DATA PROVIDED:
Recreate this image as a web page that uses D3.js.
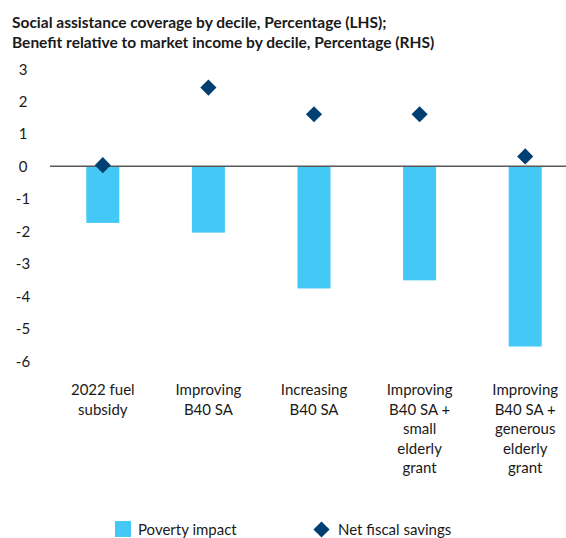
<!DOCTYPE html>
<html>
<head>
<meta charset="utf-8">
<script src="https://cdn.jsdelivr.net/npm/d3@7"></script>
<style>
  body { margin: 0; background: #fff; }
  svg { display: block; font-family: Lato, "Noto Sans", sans-serif; }
</style>
</head>
<body>
<div id="chart"></div>
<script>
const categories = [
  ["2022 fuel", "subsidy"],
  ["Improving", "B40 SA"],
  ["Increasing", "B40 SA"],
  ["Improving", "B40 SA +", "small", "elderly", "grant"],
  ["Improving", "B40 SA +", "generous", "elderly", "grant"]
];
const povertyImpact = [-1.75, -2.05, -3.77, -3.52, -5.56];
const netFiscalSavings = [0.03, 2.42, 1.6, 1.6, 0.3];
const yTicks = [3, 2, 1, 0, -1, -2, -3, -4, -5, -6];
const titleLines = [
  "Social assistance coverage by decile, Percentage (LHS);",
  "Benefit relative to market income by decile, Percentage (RHS)"
];
const legendItems = ["Poverty impact", "Net fiscal savings"];

const W = 566, H = 538;
const barColor = "#44c8f5", diamondColor = "#003f72", textColor = "#1a1a1a";

const svg = d3.select("#chart").append("svg").attr("width", W).attr("height", H);

// Title
svg.append("g").selectAll("text").data(titleLines).join("text")
  .attr("x", 12).attr("y", (d, i) => 28 + i * 19.5)
  .attr("font-size", 15.5).attr("font-weight", 700).attr("fill", textColor)
  .text(d => d);

const x = d3.scaleBand().domain(d3.range(categories.length))
  .range([50, 578]).paddingInner(0.6875).paddingOuter(0.34375);
const y = d3.scaleLinear().domain([-6, 3]).range([360.8, 68.8]);

// Y axis labels
const yAxis = d3.axisLeft(y).tickValues(yTicks).tickSize(0).tickPadding(0).tickFormat(d => String(d));
const gy = svg.append("g").attr("transform", "translate(23,0)").call(yAxis);
gy.select(".domain").remove();
gy.selectAll("text").attr("text-anchor", "middle").attr("font-size", 15)
  .attr("font-family", "Lato, 'Noto Sans', sans-serif").attr("fill", textColor).attr("dy", "0.35em");

// Bars
svg.append("g").selectAll("rect").data(povertyImpact).join("rect")
  .attr("x", (d, i) => x(i)).attr("width", x.bandwidth())
  .attr("y", d => y(Math.max(0, d))).attr("height", d => Math.abs(y(d) - y(0)))
  .attr("fill", barColor);

// Zero line
svg.append("line").attr("x1", 50).attr("x2", W).attr("y1", y(0)).attr("y2", y(0))
  .attr("stroke", "#595959").attr("stroke-width", 1.5);

// Diamonds
const diamond = d3.symbol().type(d3.symbolSquare).size(130);
svg.append("g").selectAll("path").data(netFiscalSavings).join("path")
  .attr("d", diamond)
  .attr("transform", (d, i) => `translate(${x(i) + x.bandwidth() / 2},${y(d)}) rotate(45)`)
  .attr("fill", diamondColor);

// Category labels
const xl = svg.append("g").selectAll("text").data(categories).join("text")
  .attr("text-anchor", "middle").attr("font-size", 15).attr("fill", textColor)
  .attr("transform", (d, i) => `translate(${x(i) + x.bandwidth() / 2},0)`);
xl.selectAll("tspan").data(d => d).join("tspan")
  .attr("x", 0).attr("y", (d, i) => 395 + i * 19.6).text(d => d);

// Legend
const lg = svg.append("g");
lg.append("rect").attr("x", 115).attr("y", 521).attr("width", 16).attr("height", 16).attr("fill", barColor);
lg.append("text").attr("x", 138).attr("y", 534.5).attr("font-size", 15).attr("fill", textColor).text(legendItems[0]);
lg.append("path").attr("d", diamond).attr("transform", "translate(321.5,529.5) rotate(45)").attr("fill", diamondColor);
lg.append("text").attr("x", 338).attr("y", 534.5).attr("font-size", 15).attr("fill", textColor).text(legendItems[1]);
</script>
</body>
</html>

STATED GOAL: Reproduce the whole listing exactly, but not the images in it.

FINISHED TASK:
Recreate this image as a web page that uses D3.js.
<!DOCTYPE html>
<html>
<head>
<meta charset="utf-8">
<script src="https://cdn.jsdelivr.net/npm/d3@7"></script>
<style>
  body { margin: 0; background: #fff; }
  svg { display: block; font-family: Lato, "Noto Sans", sans-serif; }
</style>
</head>
<body>
<div id="chart"></div>
<script>
const categories = [
  ["2022 fuel", "subsidy"],
  ["Improving", "B40 SA"],
  ["Increasing", "B40 SA"],
  ["Improving", "B40 SA +", "small", "elderly", "grant"],
  ["Improving", "B40 SA +", "generous", "elderly", "grant"]
];
const povertyImpact = [-1.75, -2.05, -3.77, -3.52, -5.56];
const netFiscalSavings = [0.03, 2.42, 1.6, 1.6, 0.3];
const yTicks = [3, 2, 1, 0, -1, -2, -3, -4, -5, -6];
const titleLines = [
  "Social assistance coverage by decile, Percentage (LHS);",
  "Benefit relative to market income by decile, Percentage (RHS)"
];
const legendItems = ["Poverty impact", "Net fiscal savings"];

const W = 566, H = 538;
const barColor = "#44c8f5", diamondColor = "#003f72", textColor = "#1a1a1a";

const svg = d3.select("#chart").append("svg").attr("width", W).attr("height", H);

// Title
svg.append("g").selectAll("text").data(titleLines).join("text")
  .attr("x", 12).attr("y", (d, i) => 28 + i * 19.5)
  .attr("font-size", 15.5).attr("font-weight", 700).attr("fill", textColor)
  .text(d => d);

const x = d3.scaleBand().domain(d3.range(categories.length))
  .range([50, 578]).paddingInner(0.6875).paddingOuter(0.34375);
const y = d3.scaleLinear().domain([-6, 3]).range([360.8, 68.8]);

// Y axis labels
const yAxis = d3.axisLeft(y).tickValues(yTicks).tickSize(0).tickPadding(0).tickFormat(d => String(d));
const gy = svg.append("g").attr("transform", "translate(23,0)").call(yAxis);
gy.select(".domain").remove();
gy.selectAll("text").attr("text-anchor", "middle").attr("font-size", 15)
  .attr("font-family", "Lato, 'Noto Sans', sans-serif").attr("fill", textColor).attr("dy", "0.35em");

// Bars
svg.append("g").selectAll("rect").data(povertyImpact).join("rect")
  .attr("x", (d, i) => x(i)).attr("width", x.bandwidth())
  .attr("y", d => y(Math.max(0, d))).attr("height", d => Math.abs(y(d) - y(0)))
  .attr("fill", barColor);

// Zero line
svg.append("line").attr("x1", 50).attr("x2", W).attr("y1", y(0)).attr("y2", y(0))
  .attr("stroke", "#595959").attr("stroke-width", 1.5);

// Diamonds
const diamond = d3.symbol().type(d3.symbolSquare).size(130);
svg.append("g").selectAll("path").data(netFiscalSavings).join("path")
  .attr("d", diamond)
  .attr("transform", (d, i) => `translate(${x(i) + x.bandwidth() / 2},${y(d)}) rotate(45)`)
  .attr("fill", diamondColor);

// Category labels
const xl = svg.append("g").selectAll("text").data(categories).join("text")
  .attr("text-anchor", "middle").attr("font-size", 15).attr("fill", textColor)
  .attr("transform", (d, i) => `translate(${x(i) + x.bandwidth() / 2},0)`);
xl.selectAll("tspan").data(d => d).join("tspan")
  .attr("x", 0).attr("y", (d, i) => 395 + i * 19.6).text(d => d);

// Legend
const lg = svg.append("g");
lg.append("rect").attr("x", 115).attr("y", 521).attr("width", 16).attr("height", 16).attr("fill", barColor);
lg.append("text").attr("x", 138).attr("y", 534.5).attr("font-size", 15).attr("fill", textColor).text(legendItems[0]);
lg.append("path").attr("d", diamond).attr("transform", "translate(321.5,529.5) rotate(45)").attr("fill", diamondColor);
lg.append("text").attr("x", 338).attr("y", 534.5).attr("font-size", 15).attr("fill", textColor).text(legendItems[1]);
</script>
</body>
</html>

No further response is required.